I am assuming that you have columns of data which span several pages down. If I have this and I wish to save paper I use a program called Fine Print. The shareware version is limited to printing 8 pages but the beauty is that it prints up to 8 pages on one {yes one} sheet of paper.
The only consideration is the reason for printing the data. For instance to print 4 pages on one sheet, fine print reduces them to fit but retains perfect print. If I am printing items for personal use I place as many pages per sheet as is easily legible dependant on the content.
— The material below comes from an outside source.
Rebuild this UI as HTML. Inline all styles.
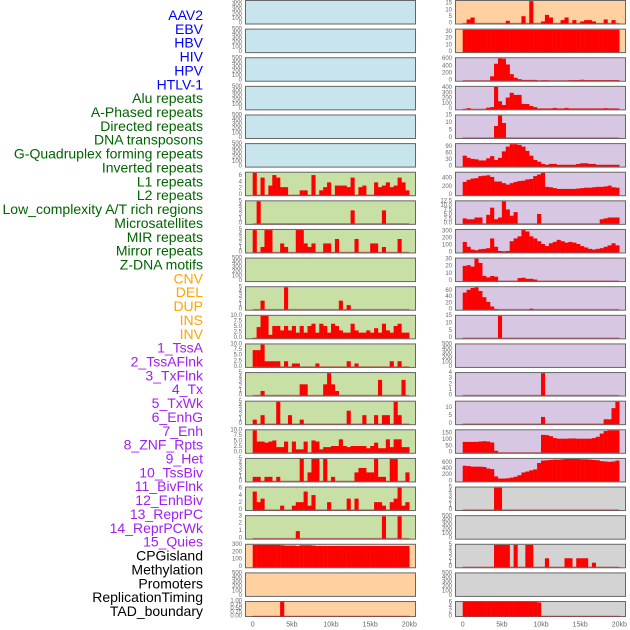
<!DOCTYPE html>
<html><head><meta charset="utf-8">
<style>
html,body{margin:0;padding:0;background:#fff;}
svg{display:block;font-family:"Liberation Sans",sans-serif;}
</style></head>
<body>
<svg id="chart" width="630" height="630" viewBox="0 0 630 630" xmlns="http://www.w3.org/2000/svg">
<g id="labels"></g>
<g id="panels"></g>
<g id="xaxis"></g>
</svg>
<script>
// ---- data (40 bins of 0.5kb across 0-20kb) ----
const labelNames = ["AAV2","EBV","HBV","HIV","HPV","HTLV-1","Alu repeats","A-Phased repeats","Directed repeats","DNA transposons","G-Quadruplex forming repeats","Inverted repeats","L1 repeats","L2 repeats","Low_complexity A/T rich regions","Microsatellites","MIR repeats","Mirror repeats","Z-DNA motifs","CNV","DEL","DUP","INS","INV","1_TssA","2_TssAFlnk","3_TxFlnk","4_Tx","5_TxWk","6_EnhG","7_Enh","8_ZNF_Rpts","9_Het","10_TssBiv","11_BivFlnk","12_EnhBiv","13_ReprPC","14_ReprPCWk","15_Quies","CPGisland","Methylation","Promoters","ReplicationTiming","TAD_boundary"];
const labelGroups = [0,0,0,0,0,0,1,1,1,1,1,1,1,1,1,1,1,1,1,2,2,2,2,2,3,3,3,3,3,3,3,3,3,3,3,3,3,3,3,4,4,4,4,4];
const xTickLabels = ["0","5kb","10kb","15kb","20kb"];
const xTickValues = [0,5,10,15,20];

const alu = [7,0,5.5,0,3,6.3,5.5,2.5,2.5,0, 0,0,1.5,1.5,0,6.3,0,1.5,2.5,4, 0,3,3,3,2.5,5.5,0,2.5,3,0, 0,4,2.5,3,4,2.5,3,5.5,4,1.5];
const aphased = [0,5,0,0,0,0,0,0,0,0, 0,0,0,0,0,0,0,0,0,0, 0,0,0,0,0,3,0,0,0,0, 0,0,0,3,0,0,0,0,0,0];
const directed = [5,0,1.2,5,5,0,0,2,1.2,0, 0,5,5,2,1.2,2,0,0,2,2, 0,3,0,0,0,0,3,0,0,0, 2,2,0,1.2,0,0,0,3,0,0];
const gquad = [0,0,2,0,0,0,0,0,5,0, 0,0,0,0,0,0,0,0,0,0, 0,0,2,0,1,0,0,0,0,0, 0,0,0,0,0,0,0,0,0,0];
const inverted = [0,5,10,10,1.5,5.5,5.5,3.5,5.5,3.5, 5.5,2.5,5.5,2.5,5.5,6.5,2.5,6.5,5.5,2.5, 6.5,5.5,3.5,2.5,2.5,6.5,3.5,2.5,2.5,3.5, 2.5,4.5,2.5,6.5,3.5,2.5,5.5,6.5,2.5,2.5];
const l1 = [7.5,7.5,10,2.5,2.5,2.5,2.5,0,2.5,0, 1.5,1.5,0,0,0,0,1.5,0,0,0, 0,0,0,0,2.5,0,1.5,0,0,0, 0,0,0,0,0,2.5,0,2.5,0,0];
const l2 = [0,0,1,0,0,0,0,0,0,0, 0,0,2.5,2.5,0,0,0,0,2.5,5, 2.5,1,0,0,0,0,0,0,0,0, 0,0,3.5,0,0,0,0,0,3.5,0];
const lowcomp = [1,0,2,0,0,0,5,0,0,2, 0,0,1,0,0,0,0,0,0,0, 0,0,0,0,3,0,0,0,2,0, 0,2,0,2,2,0,5,2,0,0];
const micro = [10,5,5,4.5,5,5.5,2.5,2.5,5,0, 5,1.5,1.5,5,0,5.5,5,1.5,2.5,2.5, 3,3,6,3,2.5,3,3,3,3,2, 3,4.5,2,2,6,2.5,6,6,2.5,2.5];
const mir = [1,1,0,1,1,0,1,0,0,0, 0,0,5,0,2,5,5,0,5,0, 1,0,0,0,0,0,2,3,3,2, 2,5,1,1,0,5,5,0,0,2];
const mirror = [5.2,2.2,3.2,0,0,0,0,1.2,0,0, 1.2,2.2,2.2,5.2,1.2,4.2,0,0,0,2.2, 0,0,0,0,3.2,0,3.2,0,0,0, 0,2.2,2.2,1.2,0,2.2,3.2,6.3,1.2,2.2];
const zdna = [0,0,0,0,0,0,0,0,0,0, 0,1,0,0,0,0,0,0,0,0, 0,0,0,0,0,0,0,0,0,0, 0,0,0,3,0,0,0,3,0,0];
const cnv = [300,300,300,300,300,300,300,295,290,290, 290,285,295,295,295,290,285,285,285,285, 285,285,285,285,285,285,285,285,285,285, 285,285,285,285,285,285,285,285,285,285];
const dup = [0,0,0,0,0,0,0,1,0,0, 0,0,0,0,0,0,0,0,0,0, 0,0,0,0,0,0,0,0,0,0, 0,0,0,0,0,0,0,0,0,0];
const ins = [0,3,4.5,0,0,0,0,0,0,0, 0,2,0,0,0,5.5,0,17,0,0, 1.5,6.5,4.5,0,0,2.5,4.5,0,2.5,0, 1.5,2.5,2.5,1.5,0,0,3,0,2.5,0];
const inv = [33,33,33,33,33,33,33,33,33,33, 33,33,33,33,33,33,33,33,33,33, 33,33,33,33,33,33,33,33,33,33, 33,33,33,33,33,33,33,33,33,33];
const tssa = [0,0,0,0,0,0,0,120,470,620, 610,450,180,80,40,20,20,20,20,0, 10,10,0,0,0,0,0,15,15,15, 25,15,15,15,15,15,15,15,15,15];
const tssaflnk = [0,20,0,0,0,0,30,40,420,150, 80,220,310,270,270,100,100,60,40,15, 15,15,15,25,15,15,25,15,15,15, 15,15,15,15,15,15,20,15,15,15];
const txflnk = [0,0,0,0,0,0,0,0,8,15, 10,0,0,0,0,0,0,0,0,0, 0,0,0,0,0,0,0,0,0,0, 0,0,0,0,0,0,0,0,0,0];
const tx = [50,40,35,33,28,28,38,48,30,40, 70,92,103,103,100,92,72,50,30,22, 12,8,12,12,8,8,8,8,8,12, 15,15,12,12,8,8,8,8,8,8];
const txwk = [320,370,400,410,460,470,480,440,330,330, 290,255,290,320,340,350,380,390,460,500, 540,200,190,170,150,150,150,150,150,160, 170,180,180,190,200,200,210,230,190,180];
const enhg = [3,2.5,2.5,3.5,3.5,0,5,9,2.5,3.5, 12.5,8,4.5,6.5,0,0,0,0,0,5.5, 0,0,0,0,0,0,0,0,0,0, 0,0,0,0,0,2.5,3,3.5,3.5,3.5];
const enh = [150,80,40,30,45,50,60,200,80,20, 15,20,160,200,230,320,300,230,200,160, 120,90,130,150,180,160,140,150,140,120, 90,70,50,40,50,60,80,100,130,100];
const znf = [21,22,20,31,25,7,5,7,6,0, 0,0,0,0,4,4.5,3,3,2,0, 0,0,0,0,0,0,0,0,0,0, 0,0,0,0,0,0,0,0,0,0];
const het = [55,64,70,72,60,40,25,10,2,0, 0,0,0,0,0,0,0,3,0,0, 0,0,0,0,0,0,0,0,0,0, 0,0,0,0,0,0,0,0,0,0];
const tssbiv = [0,0,0,0,0,0,0,0,0,15, 0,0,0,0,0,0,0,0,0,0, 0,0,0,0,0,0,0,0,0,0, 0,0,0,0,0,0,0,0,0,0];
const enhbiv = [0,0,0,0,0,0,0,0,0,0, 0,0,0,0,0,0,0,0,0,0, 4,0,0,0,0,0,0,0,0,0, 0,0,0,0,0,0,0,0,0,0];
const reprpc = [0,0,0,0,0,0,0,0,0,0, 0,0,0,0,0,0,0,0,0,0, 4.5,0,0,0,0,0,0,0,0,0, 0,0,0,0,0,0,3,3,10,14];
const reprpcwk = [85,85,85,85,88,90,88,80,15,0, 0,0,0,0,0,0,0,0,0,0, 140,138,130,115,110,110,110,112,112,110, 110,110,110,115,125,150,170,175,175,175];
const quies = [510,500,480,480,480,470,420,400,160,90, 90,100,120,150,200,290,320,360,390,600, 680,690,700,710,710,720,730,730,730,730, 720,720,710,700,690,660,650,640,650,680];
const cpg = [0,0,0,0,0,0,0,0,5,5, 0,0,0,0,0,0,0,0,0,0, 0,0,0,0,0,0,0,0,0,0, 0,0,0,0,0,0,0,0,0,0];
const promoters = [0,0,0,0,0,0,0,0,5,5, 5,5,0,5,0,0,5,5,0,0, 0,2,0,0,0,0,2,2,0,2, 2,2,0,1,0,0,0,0,0,0];
const tad = [6.3,6.3,6.3,6.3,6.3,6.3,6.3,6.3,6.3,6.3, 6.3,6.3,6.3,6.3,6.3,6.3,6.3,6.3,6.3,6, 0,0,0,0,0,0,0,0,0,0, 0,0,0,0,0,0,0,0,0,0];

const T500 = ["0","100","200","300","400","500"];
const T5 = ["0","1","2","3","4","5"];
const T10 = ["0.0","2.5","5.0","7.5","10.0"];
const T6 = ["0","2","4","6"];

// ---- layout ----
const BG = ["#c8e4ec","#c8e0a6","#ffd1a1","#d8c7e3","#d3d3d3"];
const LABEL_COLORS = ["#0000ff","#006400","#ffa500","#a020f0","#000000"];
const COLX = [245,455], PW = 171, ROWSTEP = 28.62, PH = 24.5, LASTH = 16;
const X0 = [252.7,462.7], XS = 7.83, BIN = 0.5;

// panel definitions: [data, tick labels, bg index]
const leftPanels = [
 [null,T500,0],[null,T500,0],[null,T500,0],[null,T500,0],[null,T500,0],[null,T500,0],
 [alu,T6,1],[aphased,T5,1],[directed,T5,1],[null,T500,1],[gquad,T5,1],[inverted,T10,1],
 [l1,T10,1],[l2,T5,1],[lowcomp,T5,1],[micro,T10,1],[mir,T5,1],[mirror,T6,1],[zdna,["0","1","2","3"],1],
 [cnv,["0","100","200","300"],2],[null,T500,2],[dup,["0.00","0.25","0.50","0.75","1.00"],2]
];
const rightPanels = [
 [ins,["0","5","10","15"],2],[inv,["0","10","20","30"],2],
 [tssa,["0","200","400","600"],3],[tssaflnk,["0","100","200","300","400"],3],[txflnk,["0","5","10","15"],3],
 [tx,["0","30","60","90"],3],[txwk,["0","200","400"],3],[enhg,["0.0","2.5","5.0","7.5","10.0","12.5"],3],
 [enh,["0","100","200","300"],3],[znf,["0","10","20","30"],3],[het,["0","20","40","60"],3],
 [tssbiv,["0","5","10","15"],3],[null,T500,3],[enhbiv,["0","1","2","3","4"],3],[reprpc,["0","5","10"],3],
 [reprpcwk,["0","50","100","150"],3],[quies,["0","200","400","600"],3],
 [cpg,T5,4],[null,T500,4],[promoters,T5,4],[null,T500,4],[tad,T6,4]
];

const NS = "http://www.w3.org/2000/svg";
function mk(tag, attrs, parent){
  const e = document.createElementNS(NS, tag);
  for (const k in attrs) e.setAttribute(k, attrs[k]);
  parent.appendChild(e);
  return e;
}

// labels
const lg = document.getElementById("labels");
labelNames.forEach((n,i)=>{
  const t = mk("text",{x:203,y:15+i*13.86,"text-anchor":"end","dominant-baseline":"central","font-size":"14",fill:LABEL_COLORS[labelGroups[i]]},lg);
  t.textContent = n;
  
  
});

const pg = document.getElementById("panels");
function drawPanel(def, col, row, idx){
  const data = def[0], ticks = def[1];
  const top = row*ROWSTEP, h = (row===21? LASTH : PH);
  const g = mk("g",{},pg);
  
  
  const bg = mk("rect",{x:COLX[col]+0.5,y:top+0.5,width:PW-1,height:h-1,fill:BG[def[2]],stroke:"#666","stroke-width":1},g);
  
  
  const tickNums = ticks.map(Number);
  let M = data ? Math.max(...data) : tickNums[tickNums.length-1];
  if (M <= 0) M = 1;
  const lo = -0.05*M, hi = 1.05*M;
  const y = v => top + h - (v-lo)/(hi-lo)*h;
  const x = kb => X0[col] + kb*XS;
  // ticks
  ticks.forEach((lab,i)=>{
    const t = mk("text",{x:COLX[col]-3,y:y(tickNums[i]),"text-anchor":"end","dominant-baseline":"central","font-size":"6",fill:"#666"},g);
    t.textContent = lab;
    
    
  });
  if (!data) return;
  data.forEach((v,i)=>{
    if (v<=0) return;
    const r = mk("rect",{x:x(i*BIN),y:y(v),width:BIN*XS+0.2,height:y(0)-y(v),fill:"#ff0000"},g);
    
    
  });
  const base = mk("line",{x1:x(0),x2:x(20),y1:y(0),y2:y(0),stroke:"rgba(170,40,40,0.5)","stroke-width":1.3},g);
  
  
}
leftPanels.forEach((d,r)=>drawPanel(d,0,r,r));
rightPanels.forEach((d,r)=>drawPanel(d,1,r,22+r));

// x axis
const xg = document.getElementById("xaxis");
[0,1].forEach(col=>{
  xTickValues.forEach((v,i)=>{
    const t = mk("text",{x:X0[col]+v*XS,y:625,"text-anchor":"middle","dominant-baseline":"central","font-size":"7",fill:"#666"},xg);
    t.textContent = xTickLabels[i];
    
    
  });
});
</script>
</body></html>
I do not think people make enough use of shareware or freeware.


----------



## Anne Troy (Feb 14, 1999)

Select all your cells and copy.

Open Word, hit File-Page setup and choose decent left/right margins. Then hit Format-Columns and set to 2 or 3 columns (whatever you think).

Then paste.
Then print.


----------



## sjkuch (Nov 16, 2002)

still would seem an opportunity for a programer to do something more elegant.


----------



## Anne Troy (Feb 14, 1999)

Well, sure.

Programmers can do it. But I'm not a programmer, and my programmers charge me.


----------